# Lowrance ice pack



## mtkjay8869 (Nov 18, 2011)

Hey everyone I recently purchased a ice pack from lowrance came with a battery transducer soft pack cables etc I pulled my lowrance HD’s 5 gen 1 off the boat to use ice fishing and first time out it worked great, next time out it shut off/died on me after a half a day and I figure must be a dead battery, so I charge it for 2-3 days and pull it off this morning to head out on the ice it worked fine for about 15 minutes than shut down on me, I checked all battery connections and powered back on only to have it shutdown again after only a few minutes. Anyone else having any issues like this? The unit worked fine on the boat the last time out in October but now this with the ice pack. I’m thinking it may be a faulty battery from the factory? Other than that I have no idea? Any ad ice is much respected


----------



## miked913 (Feb 29, 2008)

Power it up and you can check the voltage reading on the unit itself, they are very voltage dependant, it's a computer. There is a very good chance it's the battery, I bought a new battery for my 4 wheeler a couple months ago and it was bad so I returned it so they checked every one they had there and all of the batteries with the same batch # were bad!
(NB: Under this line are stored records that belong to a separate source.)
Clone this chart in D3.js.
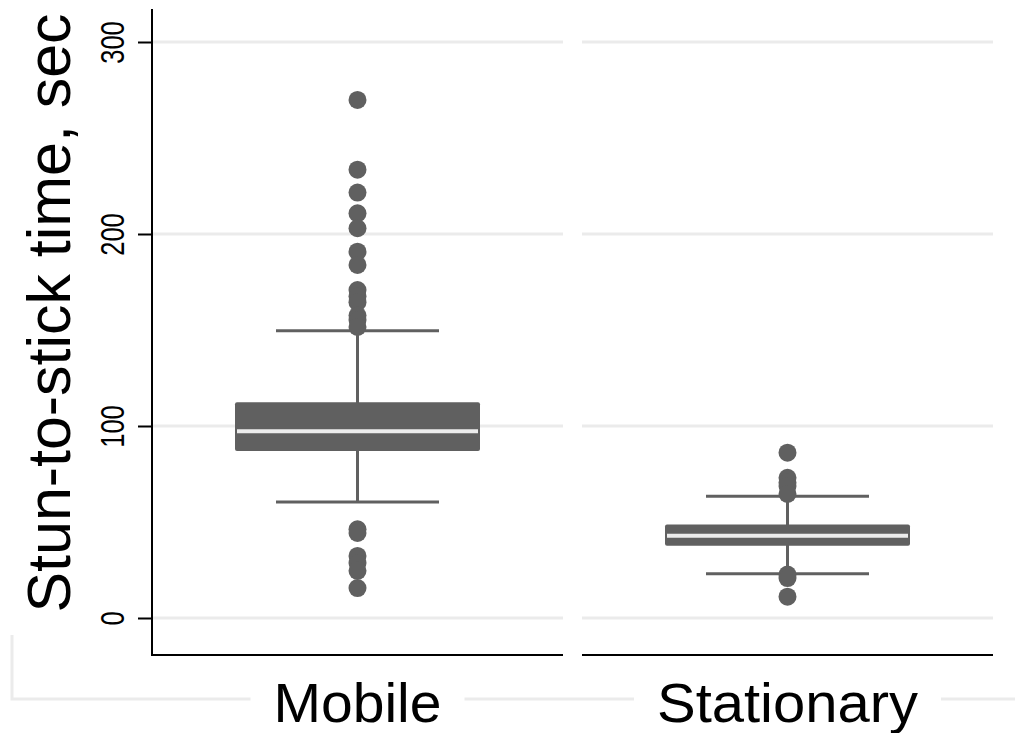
<!DOCTYPE html>
<html>
<head>
<meta charset="utf-8">
<script src="https://cdn.jsdelivr.net/npm/d3@7"></script>
<style>
  body { margin: 0; background: #fff; }
  text { font-family: "Liberation Sans", Arial, sans-serif; }
</style>
</head>
<body>
<svg id="chart" width="1015" height="733"></svg>
<script>
// box summaries (seconds)
var groups = ['Mobile', 'Stationary'];
var q1 = [87, 37.6];
var medians = [97.3, 42.9];
var q3 = [112.4, 48.7];
var whiskerLow = [60.4, 23.1];
var whiskerHigh = [149.6, 63.4];
var outliersMobile = [269.8, 233.5, 221.6, 210.8, 203, 190.8, 183.9,
                      170.8, 167.5, 164.5, 157.5, 155.2, 151.6,
                      46.2, 44.3, 32.3, 28.6, 24.6, 15.6];
var outliersStationary = [86.1, 73, 70.5, 68.8, 64.6, 22.6, 20.8, 11.1];
var outliers = [outliersMobile, outliersStationary];
var yTicks = [0, 100, 200, 300];

var grey = '#606060', gridColor = '#ebebeb';
var svg = d3.select('#chart');

var y = d3.scaleLinear().domain([0, 300]).range([618, 42]);
var panel = d3.scaleBand().domain(groups).range([152, 993]).paddingInner(19 / 430);
var boxHalf = 122.5, capHalf = 81.5;

// outer light frame, broken by the category labels
var frame = svg.append('g').attr('stroke', gridColor).attr('stroke-width', 3).attr('fill', 'none');
frame.append('path').attr('d', 'M12,635V699H1015');

// grid lines per panel
groups.forEach(g => {
    svg.append('g')
        .selectAll('line')
        .data(yTicks)
        .join('line')
        .attr('x1', panel(g)).attr('x2', panel(g) + panel.bandwidth())
        .attr('y1', d => y(d)).attr('y2', d => y(d))
        .attr('stroke', gridColor).attr('stroke-width', 3);
});

// y axis
var yAxis = svg.append('g')
    .attr('transform', 'translate(152,0)')
    .call(d3.axisLeft(y).tickValues(yTicks).tickSize(14).tickSizeOuter(0).tickFormat(d3.format('d')));
yAxis.select('.domain').remove();
yAxis.selectAll('.tick line').attr('stroke', '#000').attr('stroke-width', 2);
yAxis.selectAll('.tick text').remove();
// tick labels are narrow in the original, squeeze along the text direction
yAxis.selectAll('.tick').append('text')
    .attr('transform', 'translate(-28,0) rotate(-90) scale(0.75,1)')
    .attr('text-anchor', 'middle')
    .attr('fill', '#000')
    .style('font-size', '34px')
    .text(d => d);
svg.append('line')
    .attr('x1', 152).attr('x2', 152).attr('y1', 9).attr('y2', 656)
    .attr('stroke', '#000').attr('stroke-width', 2);

svg.append('text')
    .attr('transform', 'translate(70,313) rotate(-90)')
    .attr('text-anchor', 'middle')
    .attr('font-size', 61)
    .attr('textLength', 599)
    .attr('lengthAdjust', 'spacingAndGlyphs')
    .text('Stun-to-stick time, sec');

// bottom axis line per panel
svg.append('g')
    .selectAll('line')
    .data(groups)
    .join('line')
    .attr('x1', d => panel(d) - (d === groups[0] ? 1 : 0))
    .attr('x2', d => panel(d) + panel.bandwidth())
    .attr('y1', 655).attr('y2', 655)
    .attr('stroke', '#000').attr('stroke-width', 2);

// category labels with a white backing that cuts the frame line
var labelLen = [168, 261];
groups.forEach((g, i) => {
    var cx = panel(g) + panel.bandwidth() / 2;
    svg.append('rect')
        .attr('x', cx - labelLen[i] / 2 - 23).attr('y', 690)
        .attr('width', labelLen[i] + 46).attr('height', 18)
        .attr('fill', '#fff');
    svg.append('text')
        .attr('x', cx).attr('y', 722)
        .attr('text-anchor', 'middle')
        .attr('font-size', 56)
        .attr('textLength', labelLen[i])
        .attr('lengthAdjust', 'spacingAndGlyphs')
        .text(g);
});

// boxes
groups.forEach((g, i) => {
    var cx = panel(g) + panel.bandwidth() / 2;
    var gg = svg.append('g');
    gg.append('line')
        .attr('x1', cx).attr('x2', cx)
        .attr('y1', y(whiskerHigh[i])).attr('y2', y(whiskerLow[i]))
        .attr('stroke', grey).attr('stroke-width', 3);
    gg.selectAll('line.cap')
        .data([whiskerLow[i], whiskerHigh[i]])
        .join('line')
        .attr('class', 'cap')
        .attr('x1', cx - capHalf).attr('x2', cx + capHalf)
        .attr('y1', d => y(d)).attr('y2', d => y(d))
        .attr('stroke', grey).attr('stroke-width', 3);
    gg.append('rect')
        .attr('x', cx - boxHalf).attr('width', boxHalf * 2)
        .attr('y', y(q3[i])).attr('height', y(q1[i]) - y(q3[i]))
        .attr('rx', 2)
        .attr('fill', grey);
    gg.append('line')
        .attr('x1', cx - boxHalf + 2).attr('x2', cx + boxHalf - 2)
        .attr('y1', y(medians[i])).attr('y2', y(medians[i]))
        .attr('stroke', '#ececec').attr('stroke-width', 4);
    gg.selectAll('circle')
        .data(outliers[i])
        .join('circle')
        .attr('cx', cx).attr('cy', d => y(d))
        .attr('r', 9)
        .attr('fill', grey);
});
</script>
</body>
</html>
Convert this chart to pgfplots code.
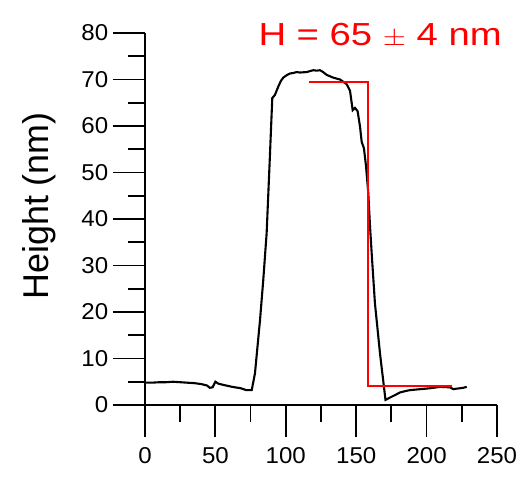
\documentclass[border=0pt]{standalone}
\usepackage{fontspec}
\setmainfont{Liberation Sans}
\usepackage{pgfplots}
\pgfplotsset{compat=1.18}

\begin{document}
\begin{tikzpicture}
\useasboundingbox (-145bp,-72bp) rectangle (382bp,405bp);
\begin{axis}[
  at={(0,0)}, anchor=south west,
  scale only axis, width=352bp, height=372bp,
  xmin=0, xmax=250, ymin=0, ymax=80,
  enlargelimits=false,
  axis lines=left, axis line style={-, line width=1.8bp, black},
  xtick={0,50,...,250}, ytick={0,10,...,80},
  minor tick num=1,
  tick align=outside,
  major tick length=32bp, minor tick length=17bp,
  every tick/.style={black, line width=1.8bp},
  /pgf/number format/assume math mode=true,
  tick label style={font=\fontsize{23}{24}\selectfont, xscale=1.05},
  xticklabel style={yshift=-7bp},
  yticklabel style={xshift=-1bp},
  ylabel={Height (nm)},
  ylabel style={font=\fontsize{36}{38}\selectfont, at={(axis description cs:0,0.535)}, anchor=center, yshift=106bp},
  clip=false,
]
\addplot[black, line width=2.1bp] coordinates {
(0,4.8) (5,4.8) (10,4.9) (15,4.9) (20,5.0) (25,4.9) (30,4.8) (35,4.7) (40,4.5) (44,4.2)
(46,3.7) (48,3.8) (50,5.0) (52,4.6) (56,4.3) (62,3.9) (68,3.6) (72,3.2) (75.8,3.2)
(78.1,6.8) (81.7,18.3) (84.0,26.9) (86.4,37.0) (88.5,52) (90.4,66.0) (92.3,66.7)
(94.7,68.5) (96.5,69.7) (98.2,70.4) (101,71.0) (103,71.3) (105.3,71.4) (107.7,71.6)
(110.1,71.5) (114.8,71.6) (119.5,72.0) (122,71.9) (124.3,72.0) (126.5,71.6) (129.0,71.0)
(133.7,70.4) (138.5,70.0) (143.2,69.0) (145.6,67.6) (147.5,63.4) (149.1,63.9) (151.0,63.2)
(152.7,59.9) (153.9,56.6) (155.5,55.2) (157.0,51.3) (158.6,45.5) (159.8,38.5) (161.0,32.6)
(163.3,21.9) (166.9,11.1) (170.8,1.1) (174.0,1.6) (178,2.2) (181.1,2.7) (185,3.0)
(188.2,3.2) (195.3,3.4) (202.4,3.6) (209.5,3.9) (216.6,3.8) (219,3.4) (221,3.5)
(223.7,3.6) (226,3.7) (228.5,3.9)
};
\addplot[red, line width=2bp] coordinates {
(116.7,69.4) (158.5,69.4) (158.5,4.15) (217.8,4.15)
};
\node[red, font=\fontsize{32}{34}\selectfont, xscale=1.2] at (axis cs:167,79.4) {H = 65 $\pm$ 4 nm};
\end{axis}
\end{tikzpicture}
\end{document}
I ended up buying 1 group size bigger and just paid the difference.


----------



## TDD11 (Aug 5, 2015)

I would power the unit up while charging the battery, and check the voltage that the HDS is reading. Then disconnect the charger while still monitoring voltage. Is it 12.5-12.6, or does it drop quickly. Watch the voltage until it dies. Should confirm either a connection or battery issue.


----------